History of religions hypothesis
The rival “History of Religions” hypothesis suggests that the Church selected December 25 date to appropriate festivities held by the Romans in honor of the Sun god Sol Invictus. This feast was established by Aurelian in 274. An explicit expression of this theory appears in an annotation of uncertain date added to a manuscript of a work by 12th-century Syrian bishop Jacob Bar-Salibi. The scribe who added it wrote:
“It was a custom of the Pagans to celebrate on the same 25 December the birthday of the Sun, at which they kindled lights in token of festivity. In these solemnities and revelries the Christians also took part. Accordingly when the doctors of the Church perceived that the Christians had a leaning to this festival, they took counsel and resolved that the true Nativity should be solemnised on that day.” 
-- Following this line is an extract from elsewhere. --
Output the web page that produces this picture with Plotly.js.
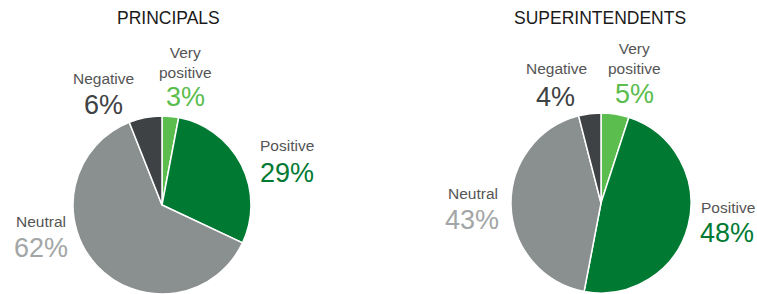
<!DOCTYPE html>
<html>
<head>
<meta charset="utf-8">
<script src="https://cdn.plot.ly/plotly-3.0.1.min.js"></script>
<style>html,body{margin:0;padding:0;background:#fff;}#chart{width:757px;height:294px;}</style>
</head>
<body>
<div id="chart"></div>
<script>
var categories = ["Very positive", "Positive", "Neutral", "Negative"];
var principalsValues = [3, 29, 62, 6];
var superintendentsValues = [5, 48, 43, 4];
var chartTitles = ["PRINCIPALS", "SUPERINTENDENTS"];
var labelLines = ["Very<br>positive", "Positive", "Neutral", "Negative"];

var sliceColors = ["#5bbd4e", "#007a33", "#8a908f", "#3e4244"];
var pctColors = ["#5bbd4e", "#007a33", "#a3a6a6", "#3e4244"];
var W = 757, H = 294;

function px(x){ return x / W; }
function py(y){ return 1 - y / H; }

function pieTrace(vals, x0, x1, yTop, yBot){
  return {
    type: "pie", values: vals, labels: categories, sort: false,
    direction: "clockwise", rotation: 0, textinfo: "none", hoverinfo: "label+percent",
    marker: {colors: sliceColors, line: {color: "#ffffff", width: 1.5}},
    domain: {x: [px(x0), px(x1)], y: [py(yBot), py(yTop)]},
    showlegend: false
  };
}

var data = [
  pieTrace(principalsValues, 73, 251, 116, 294),
  pieTrace(superintendentsValues, 511, 691, 113, 293)
];

// label positions (pixels): [catX, catY, pctX, pctY, anchor]
var leftPos = [[185, 62, 185, 97, "center"], [258, 145, 258, 173, "left"], [41, 222, 41, 248, "center"], [103, 79, 103, 105, "center"]];
var rightPos = [[634, 58, 634, 94, "center"], [699, 207, 698, 233, "left"], [473, 193, 472, 220, "center"], [556, 68, 555, 97, "center"]];

var annotations = [];
function addLabels(vals, pos){
  for (var i = 0; i < categories.length; i++) {
    var p = pos[i];
    annotations.push({xref: "paper", yref: "paper", x: px(p[0]), y: py(p[1]), xanchor: p[4], yanchor: "middle",
      text: labelLines[i], showarrow: false, align: "center",
      font: {family: "Liberation Sans, Arial, sans-serif", size: 15.5, color: "#555555"}});
    annotations.push({xref: "paper", yref: "paper", x: px(p[2]), y: py(p[3]), xanchor: p[4], yanchor: "middle",
      text: vals[i] + "%", showarrow: false,
      font: {family: "Liberation Sans, Arial, sans-serif", size: 27, color: pctColors[i]}});
  }
}
addLabels(principalsValues, leftPos);
addLabels(superintendentsValues, rightPos);
annotations.push({xref: "paper", yref: "paper", x: px(168), y: py(18), xanchor: "center", yanchor: "middle",
  text: chartTitles[0], showarrow: false, font: {family: "Liberation Sans, Arial, sans-serif", size: 17.5, color: "#1a1a1a"}});
annotations.push({xref: "paper", yref: "paper", x: px(600), y: py(18), xanchor: "center", yanchor: "middle",
  text: chartTitles[1], showarrow: false, font: {family: "Liberation Sans, Arial, sans-serif", size: 17.5, color: "#1a1a1a"}});

var layout = {
  width: W, height: H, margin: {l: 0, r: 0, t: 0, b: 0},
  paper_bgcolor: "#ffffff", plot_bgcolor: "#ffffff",
  showlegend: false, annotations: annotations
};
Plotly.newPlot("chart", data, layout, {displayModeBar: false, staticPlot: true});
</script>
</body>
</html>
In 1743, German Protestant Paul Ernst Jablonski argued Christmas was placed on December 25 to correspond with the Roman solar holiday Dies Natalis Solis Invicti and was therefore a “paganization” that debased the true church. It has been argued that, on the contrary, the Emperor Aurelian, who in 274 instituted the holiday of the Dies Natalis Solis Invicti, did so partly as an attempt to give a pagan significance to a date already important for Christians in Rome.
Hermann Usener and others proposed that the Christians chose this day because it was the Roman feast celebrating the birthday of Sol Invictus. Modern scholar S. E. Hijmans, however, states that “While they were aware that pagans called this day the ‘birthday’ of Sol Invictus, this did not concern them and it did not play any role in their choice of date for Christmas.” Moreover, Thomas J. Talley holds that the Roman Emperor Aurelian placed a festival of Sol Invictus on December 25 in order to compete with the growing rate of the Christian Church, which had already been celebrating Christmas on that date first. In the judgement of the Church of England Liturgical Commission, the History of Religions hypothesis has been challenged by a view based on an old tradition, according to which the date of Christmas was fixed at nine months after March 25, the date of the vernal equinox, on which the Annunciation was celebrated.
With regard to a December religious feast of the deified Sun (Sol), as distinct from a solstice feast of the birth (or rebirth) of the astronomical sun, one scholar has commented that, “while the winter solstice on or around December 25 was well established in the Roman imperial calendar, there is no evidence that a religious celebration of Sol on that day antedated the celebration of Christmas”. “Thomas Talley has shown that, although the Emperor Aurelian’s dedication of a temple to the sun god in the Campus Martius (C.E. 274) probably took place on the ‘Birthday of the Invincible Sun’ on December 25, the cult of the sun in pagan Rome ironically did not celebrate the winter solstice nor any of the other quarter-tense days, as one might expect.” The Oxford Companion to Christian Thought remarks on the uncertainty about the order of precedence between the religious celebrations of the Birthday of the Unconquered Sun and of the birthday of Jesus, stating that the hypothesis that December 25 was chosen for celebrating the birth of Jesus on the basis of the belief that his conception occurred on March 25 “potentially establishes 25 December as a Christian festival before Aurelian’s decree, which, when promulgated, might have provided for the Christian feast both opportunity and challenge”.